Powdery mildew occurs sporadically on soybeans, typically late in the season during periods of cool temperatures. The disease rarely appears to rarely cause yield loss, but it can potentially cause defoliation and reduced yields in susceptible varieties. Powdery mildew is differentiated from other foliar diseases by the white, powdery coating on infected leaves that looks similar to white flour sprinkled unevenly on the leaf surfaces.
All aerial plant parts can be infected by powdery mildew, although symptoms are most easily seen on the uppers surfaces of leaves. Infected leaves have white to light grey, powdery patches. These patches may enlarge and cover the surfaces of many leaves throughout a plant, however, infected leaves tend to be most common on the lower and middle leaves. Powdery mildew symptoms may vary among cultivars. Leaves on susceptible varieties may turn yellow, then brown, and fall from the plant.

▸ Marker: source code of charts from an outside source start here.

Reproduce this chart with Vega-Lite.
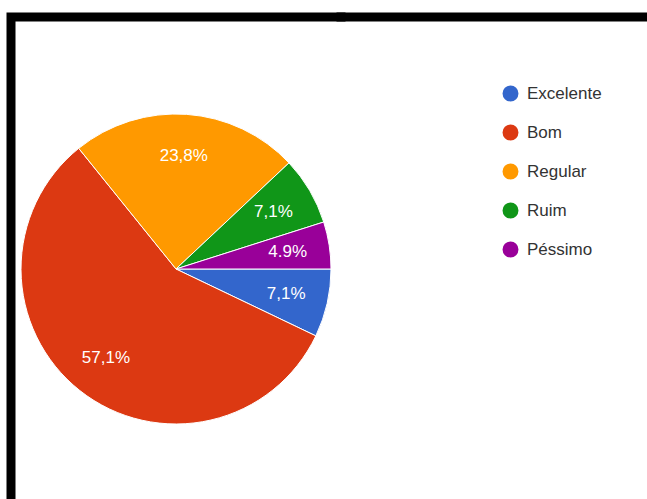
{
  "$schema": "https://vega.github.io/schema/vega-lite/v6.json",
  "padding": {"left": 4, "top": 10, "right": 0, "bottom": 0},
  "spacing": 0,
  "bounds": "flush",
  "background": "#ffffff",
  "config": {"view": {"stroke": null}, "concat": {"spacing": 0}},
  "datasets": {
    "d": [
      {"cat": "Excelente", "value": 7.1, "label": "7,1%", "ord": 1},
      {"cat": "Bom", "value": 57.1, "label": "57,1%", "ord": 2},
      {"cat": "Regular", "value": 23.8, "label": "23,8%", "ord": 3},
      {"cat": "Ruim", "value": 7.1, "label": "7,1%", "ord": 4},
      {"cat": "Péssimo", "value": 4.9, "label": "4.9%", "ord": 5}
    ]
  },
  "hconcat": [
    {
      "width": 330,
      "height": 504,
      "view": {"stroke": "#000000", "strokeWidth": 9, "strokeDash": [330, 834, 504], "strokeCap": "square"},
      "data": {"name": "d"},
      "encoding": {
        "theta": {"field": "value", "type": "quantitative", "stack": true, "scale": {"range": [1.5707963, 7.8539816]}},
        "order": {"field": "ord", "type": "quantitative"},
        "color": {
          "field": "cat",
          "type": "nominal",
          "scale": {
            "domain": ["Excelente", "Bom", "Regular", "Ruim", "Péssimo"],
            "range": ["#3366CC", "#DC3912", "#FF9900", "#109618", "#990099"]
          },
          "legend": {
            "orient": "none",
            "legendX": 491,
            "legendY": 68,
            "title": null,
            "symbolType": "circle",
            "symbolSize": 254,
            "symbolStrokeWidth": 0,
            "symbolOpacity": 1,
            "labelFontSize": 17,
            "labelFont": "Liberation Sans",
            "labelColor": "#333333",
            "rowPadding": 21,
            "labelOffset": 8,
            "padding": 0
          }
        }
      },
      "layer": [
        {"mark": {"type": "arc", "outerRadius": 155, "stroke": "#ffffff", "strokeWidth": 1}},
        {
          "mark": {"type": "text", "radius": 113, "fontSize": 17, "font": "Liberation Sans"},
          "encoding": {"text": {"field": "label", "type": "nominal"}, "color": {"value": "#ffffff"}}
        }
      ]
    },
    {
      "width": 305,
      "height": 504,
      "view": {"stroke": "#000000", "strokeWidth": 9, "strokeDash": [305, 1313], "strokeCap": "square"},
      "data": {"values": [{}]},
      "mark": {"type": "point", "opacity": 0},
      "encoding": {}
    }
  ]
}
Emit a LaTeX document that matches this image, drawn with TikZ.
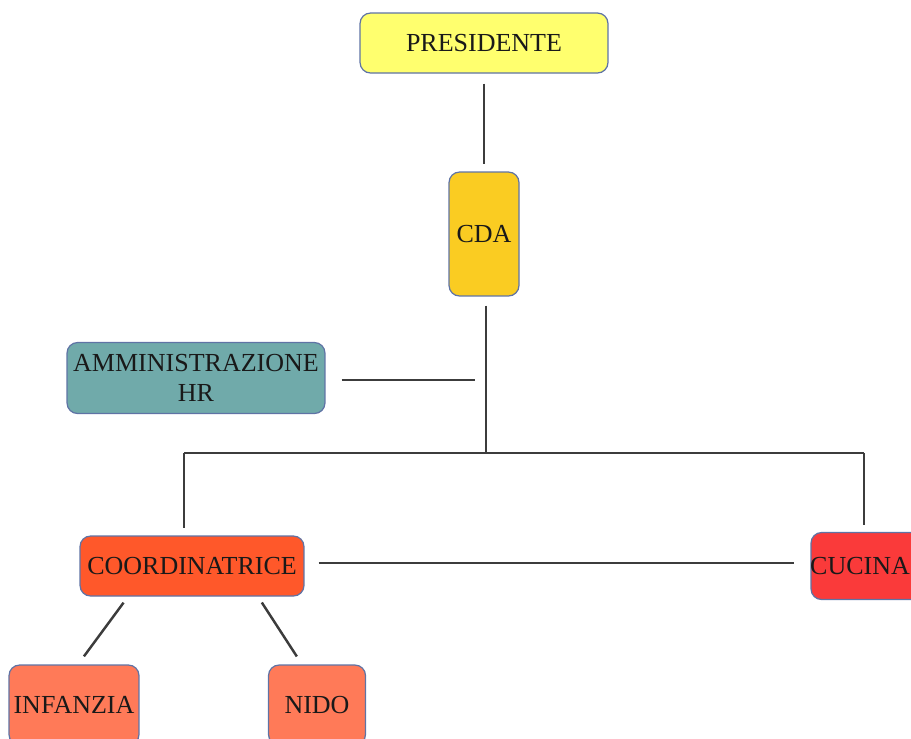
\documentclass[tikz,border=0pt]{standalone}
\usepackage{fontspec}
\setmainfont{Liberation Serif}

\definecolor{presyellow}{RGB}{255,255,110}
\definecolor{cdagold}{RGB}{250,204,34}
\definecolor{hrteal}{RGB}{112,170,170}
\definecolor{coordred}{RGB}{255,88,42}
\definecolor{cucinared}{RGB}{250,58,58}
\definecolor{unitorange}{RGB}{255,122,88}
\definecolor{boxline}{RGB}{95,115,165}
\definecolor{linkgray}{RGB}{60,60,60}

\begin{document}
\begin{tikzpicture}[x=0.02cm, y=-0.02cm,
    box/.style={draw=boxline, line width=0.7pt, rounded corners=6pt, align=center,
      inner sep=0pt, font=\fontsize{14.8}{17}\selectfont, text=black!90},
    link/.style={draw=linkgray, line width=1.4pt}]
    \useasboundingbox (0, 0) rectangle (911, 738);
    \node [box, fill=presyellow, minimum width=4.96cm, minimum height=1.2cm] (pres) at (484, 43) {PRESIDENTE};
    \node [box, fill=cdagold, minimum width=1.4cm, minimum height=2.48cm] (cda) at (484, 234) {CDA};
    \node [box, fill=hrteal, minimum width=5.16cm, minimum height=1.42cm] (hr) at (196, 378) {AMMINISTRAZIONE\\HR};
    \node [box, fill=coordred, minimum width=4.48cm, minimum height=1.2cm] (coord) at (192, 566) {COORDINATRICE};
    \node [box, fill=cucinared, minimum width=2.28cm, minimum height=1.34cm] (cucina) at (868, 566) {\hspace*{-0.32cm}CUCINA};
    \node [box, fill=unitorange, minimum width=2.6cm, minimum height=1.6cm] (infanzia) at (74, 705) {INFANZIA};
    \node [box, fill=unitorange, minimum width=1.94cm, minimum height=1.6cm] (nido) at (317, 705) {NIDO};
    \coordinate (bus) at (486, 453);
    \coordinate (busl) at (184, 453);
    \coordinate (busr) at (864, 453);
    \coordinate (hrend) at (475, 380);
    \draw [link, shorten <=0.2cm, shorten >=0.14cm] (pres.south) -- (cda.north);
    \draw [link, shorten <=0.18cm] (cda.south -| bus) -- (bus);
    \draw [link, shorten <=0.32cm] (hr.east |- hrend) -- (hrend);
    \draw [link] (busl) -- (busr);
    \draw [link, shorten >=0.14cm] (busl) -- (coord.north -| busl);
    \draw [link, shorten >=0.14cm] (busr) -- (cucina.north -| busr);
    \draw [link, shorten <=0.28cm, shorten >=0.32cm] ([yshift=0.06cm]coord.east) -- ([yshift=0.06cm]cucina.west);
    \draw [link, shorten <=0.15cm, shorten >=0.2cm] ([xshift=-1.28cm]coord.south) -- ([xshift=0.08cm]infanzia.north);
    \draw [link, shorten <=0.14cm, shorten >=0.19cm] ([xshift=1.32cm]coord.south) -- ([xshift=-0.3cm]nido.north);
\end{tikzpicture}
\end{document}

Conditions and Timing that Favor Disease:
Plants are most susceptible during the mid to late reproductive stages. Cool weather late in the growing season is most favorable for disease development. Rainfall is not known to increase the disease.
Powdery mildew is caused by the fungus Microsphaera diffusa. Other hosts of this fungus include common bean, pea, and cowpea.
Use varieties that are have low susceptibility to powdery mildew. Foliar fungicides can help to manage this disease, but are not usually recommended because powdery mildew rarely appears to causes yield loss.